Great Photographers – or otherwise

What makes a great photographer?

I was watching a video the other week, by American Photographer Ken Van Sickle, whose work, in my opinion is truly great.

His words in the interview were as follows

“If you were there when the Hindenburg caught fire, that would be a great photograph.  But you’re not a great photographer because you can’t repeat that in every day things. A great photographer is consistently able to make something in a style that is personal to themselves”

and I think we should take his words to heart.

I also read an article about how photographs can be popular, but not great – sometimes not even good.  I see this all the time on FB, less so on Flickr, and even less so on 500px – but as FB seems to be taking over the whole world, with even insurance companies now thinking to rely on what people post – I do wonder what their reaction would be to those who only post pictures – great pictures – with  no comments.

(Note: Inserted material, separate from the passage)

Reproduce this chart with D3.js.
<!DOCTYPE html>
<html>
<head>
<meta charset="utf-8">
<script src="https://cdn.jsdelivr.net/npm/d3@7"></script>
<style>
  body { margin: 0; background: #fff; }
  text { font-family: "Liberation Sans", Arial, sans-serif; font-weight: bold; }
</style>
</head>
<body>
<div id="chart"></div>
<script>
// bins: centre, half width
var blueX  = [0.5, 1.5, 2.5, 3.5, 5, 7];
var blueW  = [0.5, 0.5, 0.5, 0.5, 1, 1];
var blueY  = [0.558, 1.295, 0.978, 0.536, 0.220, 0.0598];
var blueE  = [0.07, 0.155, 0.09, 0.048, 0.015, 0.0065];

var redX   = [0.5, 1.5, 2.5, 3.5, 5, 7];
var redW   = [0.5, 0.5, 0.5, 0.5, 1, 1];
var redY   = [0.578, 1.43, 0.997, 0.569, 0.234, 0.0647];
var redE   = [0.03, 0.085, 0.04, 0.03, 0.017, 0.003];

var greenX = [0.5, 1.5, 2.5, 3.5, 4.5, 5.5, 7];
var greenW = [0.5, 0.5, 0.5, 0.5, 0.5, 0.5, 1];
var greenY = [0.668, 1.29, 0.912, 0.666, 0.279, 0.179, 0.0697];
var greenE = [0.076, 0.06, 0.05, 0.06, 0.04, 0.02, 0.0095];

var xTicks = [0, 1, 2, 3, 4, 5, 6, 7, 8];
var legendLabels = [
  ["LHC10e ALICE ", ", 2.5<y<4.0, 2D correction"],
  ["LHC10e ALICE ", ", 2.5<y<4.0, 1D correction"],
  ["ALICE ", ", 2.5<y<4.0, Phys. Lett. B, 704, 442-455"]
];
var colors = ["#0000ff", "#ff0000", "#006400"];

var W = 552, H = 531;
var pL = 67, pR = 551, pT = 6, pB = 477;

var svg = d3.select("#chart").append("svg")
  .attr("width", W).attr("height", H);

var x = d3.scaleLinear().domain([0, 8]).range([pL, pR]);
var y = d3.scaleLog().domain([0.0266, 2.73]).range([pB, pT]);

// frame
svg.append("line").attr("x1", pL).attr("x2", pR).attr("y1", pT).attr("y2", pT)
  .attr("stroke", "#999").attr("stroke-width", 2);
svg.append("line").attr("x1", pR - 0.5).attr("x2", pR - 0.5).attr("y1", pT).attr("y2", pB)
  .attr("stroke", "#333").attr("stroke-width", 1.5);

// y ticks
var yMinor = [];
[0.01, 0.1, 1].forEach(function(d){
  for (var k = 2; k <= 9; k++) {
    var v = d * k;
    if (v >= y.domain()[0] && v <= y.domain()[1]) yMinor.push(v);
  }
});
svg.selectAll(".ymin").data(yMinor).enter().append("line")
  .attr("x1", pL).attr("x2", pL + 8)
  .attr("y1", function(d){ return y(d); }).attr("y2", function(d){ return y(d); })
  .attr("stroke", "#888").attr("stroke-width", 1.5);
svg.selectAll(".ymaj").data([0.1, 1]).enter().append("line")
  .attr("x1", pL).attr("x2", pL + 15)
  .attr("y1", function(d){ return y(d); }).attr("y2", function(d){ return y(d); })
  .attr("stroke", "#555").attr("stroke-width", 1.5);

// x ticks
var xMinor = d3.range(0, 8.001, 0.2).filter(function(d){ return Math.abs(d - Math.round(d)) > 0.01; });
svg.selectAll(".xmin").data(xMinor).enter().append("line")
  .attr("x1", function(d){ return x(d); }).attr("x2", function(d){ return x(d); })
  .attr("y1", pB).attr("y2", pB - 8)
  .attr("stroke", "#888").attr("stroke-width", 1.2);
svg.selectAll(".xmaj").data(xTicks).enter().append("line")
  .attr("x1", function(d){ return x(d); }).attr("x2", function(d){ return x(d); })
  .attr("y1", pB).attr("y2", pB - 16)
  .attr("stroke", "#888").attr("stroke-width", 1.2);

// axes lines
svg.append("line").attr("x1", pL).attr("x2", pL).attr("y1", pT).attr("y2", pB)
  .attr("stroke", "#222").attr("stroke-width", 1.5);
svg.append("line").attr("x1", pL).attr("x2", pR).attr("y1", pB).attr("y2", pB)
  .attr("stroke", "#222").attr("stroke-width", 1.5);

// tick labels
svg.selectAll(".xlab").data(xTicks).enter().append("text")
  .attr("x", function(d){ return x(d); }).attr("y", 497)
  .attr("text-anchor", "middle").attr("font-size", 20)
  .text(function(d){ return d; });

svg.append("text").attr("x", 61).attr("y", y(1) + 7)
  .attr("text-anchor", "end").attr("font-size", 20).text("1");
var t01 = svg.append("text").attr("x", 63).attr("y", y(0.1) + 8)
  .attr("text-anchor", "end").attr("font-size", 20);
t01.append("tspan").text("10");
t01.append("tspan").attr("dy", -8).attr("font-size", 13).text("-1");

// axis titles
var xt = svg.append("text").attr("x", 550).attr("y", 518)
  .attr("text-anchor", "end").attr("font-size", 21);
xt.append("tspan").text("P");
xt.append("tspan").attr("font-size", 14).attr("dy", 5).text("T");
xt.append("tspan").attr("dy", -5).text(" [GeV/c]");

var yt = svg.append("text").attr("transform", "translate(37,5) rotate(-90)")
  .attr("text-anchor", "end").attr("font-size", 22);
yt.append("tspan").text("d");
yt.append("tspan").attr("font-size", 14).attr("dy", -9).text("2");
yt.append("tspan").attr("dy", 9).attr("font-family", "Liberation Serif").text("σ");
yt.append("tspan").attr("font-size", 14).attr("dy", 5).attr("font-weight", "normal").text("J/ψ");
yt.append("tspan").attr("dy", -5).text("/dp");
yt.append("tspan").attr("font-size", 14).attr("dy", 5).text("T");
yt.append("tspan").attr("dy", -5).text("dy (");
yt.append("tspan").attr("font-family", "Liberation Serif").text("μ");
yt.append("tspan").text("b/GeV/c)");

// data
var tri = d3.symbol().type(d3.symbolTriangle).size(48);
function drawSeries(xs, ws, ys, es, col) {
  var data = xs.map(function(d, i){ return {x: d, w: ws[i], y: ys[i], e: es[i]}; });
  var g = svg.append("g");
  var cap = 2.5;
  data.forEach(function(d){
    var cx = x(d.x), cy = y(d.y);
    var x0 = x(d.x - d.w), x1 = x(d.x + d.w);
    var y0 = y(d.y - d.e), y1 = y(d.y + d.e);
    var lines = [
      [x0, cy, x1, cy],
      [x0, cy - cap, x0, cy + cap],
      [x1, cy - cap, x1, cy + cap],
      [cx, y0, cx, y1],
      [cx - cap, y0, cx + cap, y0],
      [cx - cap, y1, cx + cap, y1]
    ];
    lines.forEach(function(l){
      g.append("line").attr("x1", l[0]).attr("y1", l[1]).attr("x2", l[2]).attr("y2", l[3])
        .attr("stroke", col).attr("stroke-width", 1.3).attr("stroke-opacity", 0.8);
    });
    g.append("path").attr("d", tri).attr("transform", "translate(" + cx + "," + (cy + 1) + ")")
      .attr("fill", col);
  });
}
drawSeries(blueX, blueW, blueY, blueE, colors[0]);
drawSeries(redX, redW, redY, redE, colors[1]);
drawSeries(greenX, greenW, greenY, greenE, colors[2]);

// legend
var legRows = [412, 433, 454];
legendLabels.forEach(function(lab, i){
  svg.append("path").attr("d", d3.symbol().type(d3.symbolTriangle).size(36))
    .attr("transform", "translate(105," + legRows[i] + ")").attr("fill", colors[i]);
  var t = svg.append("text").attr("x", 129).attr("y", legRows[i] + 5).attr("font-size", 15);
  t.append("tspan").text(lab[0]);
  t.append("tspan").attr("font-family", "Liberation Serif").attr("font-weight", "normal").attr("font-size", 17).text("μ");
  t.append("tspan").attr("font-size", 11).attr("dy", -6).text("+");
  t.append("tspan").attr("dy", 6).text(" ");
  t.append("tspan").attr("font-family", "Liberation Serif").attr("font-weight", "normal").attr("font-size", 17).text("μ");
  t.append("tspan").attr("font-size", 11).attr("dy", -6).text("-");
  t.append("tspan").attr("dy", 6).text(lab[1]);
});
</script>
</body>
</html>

I was trying to explain last night – to a group of photographers, why my commercial images wouldn’t work on the competition circuit.  The images are not bad ones, they are pretty good in fact (I wouldn’t get the repeat business if they weren’t) – but they just would not be what the competition judge would want to see.

a95t9602

Here’s one from a job I did recently -it was in the papers…  It’s the Royal British Legion Parachute drop at Chatsworth Country Fair.  It told the story, in context – but out of context and in a competition, it would probably do not so well.  Does this make me a worse photographer?  No, of course not.  But if I pushed this onto social media – it’s very likely that it might get a few ‘likes’ but probably not a lot of attention.

The Green Woodpecker image that I put on FB last week, and on my last blog post, certainly generated a multitude of great comments, ‘likes’ and favourites.  Both images needed the same amount of skill, speed, and ‘getting the exposure right’ – but each received a different response.

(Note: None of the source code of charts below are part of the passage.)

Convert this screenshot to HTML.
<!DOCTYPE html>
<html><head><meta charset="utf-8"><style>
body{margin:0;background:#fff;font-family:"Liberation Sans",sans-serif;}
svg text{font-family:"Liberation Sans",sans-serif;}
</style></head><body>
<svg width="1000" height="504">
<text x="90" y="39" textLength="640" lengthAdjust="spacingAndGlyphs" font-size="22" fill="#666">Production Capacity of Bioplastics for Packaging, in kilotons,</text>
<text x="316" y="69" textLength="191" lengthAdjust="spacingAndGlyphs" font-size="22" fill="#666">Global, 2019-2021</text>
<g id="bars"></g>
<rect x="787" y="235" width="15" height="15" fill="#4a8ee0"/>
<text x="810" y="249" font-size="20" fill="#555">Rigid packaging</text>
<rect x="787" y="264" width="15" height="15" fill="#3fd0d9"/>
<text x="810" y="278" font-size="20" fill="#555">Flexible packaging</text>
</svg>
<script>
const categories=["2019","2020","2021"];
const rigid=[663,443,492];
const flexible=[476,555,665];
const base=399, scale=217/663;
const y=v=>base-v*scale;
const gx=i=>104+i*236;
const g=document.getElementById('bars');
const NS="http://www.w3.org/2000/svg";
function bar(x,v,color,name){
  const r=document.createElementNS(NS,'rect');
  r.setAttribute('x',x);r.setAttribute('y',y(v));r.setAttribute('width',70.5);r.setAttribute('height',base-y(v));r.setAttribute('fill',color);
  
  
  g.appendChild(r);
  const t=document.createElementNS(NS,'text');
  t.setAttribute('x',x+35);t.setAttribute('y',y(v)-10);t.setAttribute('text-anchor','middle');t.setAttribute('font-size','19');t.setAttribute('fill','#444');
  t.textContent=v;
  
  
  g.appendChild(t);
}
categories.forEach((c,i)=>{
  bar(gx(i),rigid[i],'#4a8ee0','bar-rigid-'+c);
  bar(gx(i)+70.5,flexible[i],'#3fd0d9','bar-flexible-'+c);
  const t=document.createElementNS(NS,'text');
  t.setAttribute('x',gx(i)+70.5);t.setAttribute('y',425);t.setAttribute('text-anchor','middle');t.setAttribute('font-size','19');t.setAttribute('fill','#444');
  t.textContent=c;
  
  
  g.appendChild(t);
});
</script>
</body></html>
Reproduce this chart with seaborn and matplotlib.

So, what I’d say to you is – keep taking pictures, don’t let lack of ‘likes’ get you down – keep going, do what you like doing -take the images that YOU like and enjoy.

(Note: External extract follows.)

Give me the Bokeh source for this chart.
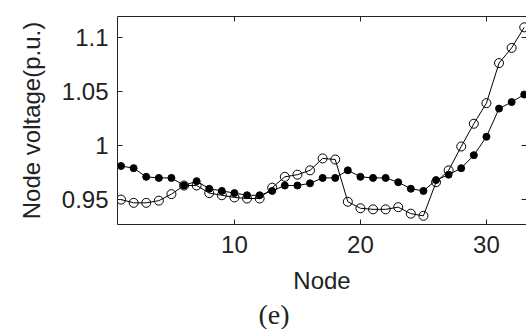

In the meantime, I’m on the downward spiral to retirement, and totally looking forward to it……

Keep shooting !

Green Woodpeckers and a Lens Review

A couple of months or so ago, I sold a lens, and bought a new one – the Canon 100-400 4.5, 5.6 MK2, which I intend to use with the 1.4 convertor.  This will give me 540mm at F8, and still allow full auto focus, on a full frame camera.  It replaced the Canon 70-300 which, although sharp and light, didn’t, in the end, give me the length I wanted, and I could not use it with extenders.

I’d used the new lens a couple of times, but not really in ‘anger’, as it were.  I discovered it was well balanced on the camera, ultra fast to focus, and had very little distortion or vignetting.

The other day, I was offered the chance to sit in a hide, to photograph green woodpeckers, and not knowing how far away these birds would be, I chose to take with me a 300mm 2.8 prime, with a x2 convertor, so 600mm at F5.6, and the 100-400 with the 1.4.

I ended up using the 100-400 mostly, as it was lighter, smaller, and easier to move in the lens space inside the hide.

Eager to compare the two lens performances, (and I should have taken two camera bodies with me) – I have to say there wasn’t much in it.

green-woodpecker
300mm 2.8 with no convertor / 1/200 sec, F7.1, -2/3 EV, ISO 250 on a tripod
green-woodpecker2
100-400 no convertor, 1/500, F7.1, -2/3 EV, ISO 400, hand held

 

The 100-400 performed beautifully, and I was over the moon with the results.  The colleague I was with in the hide borrowed it, and in the end used it more than I did…. complete with extender, which I didn’t get to use.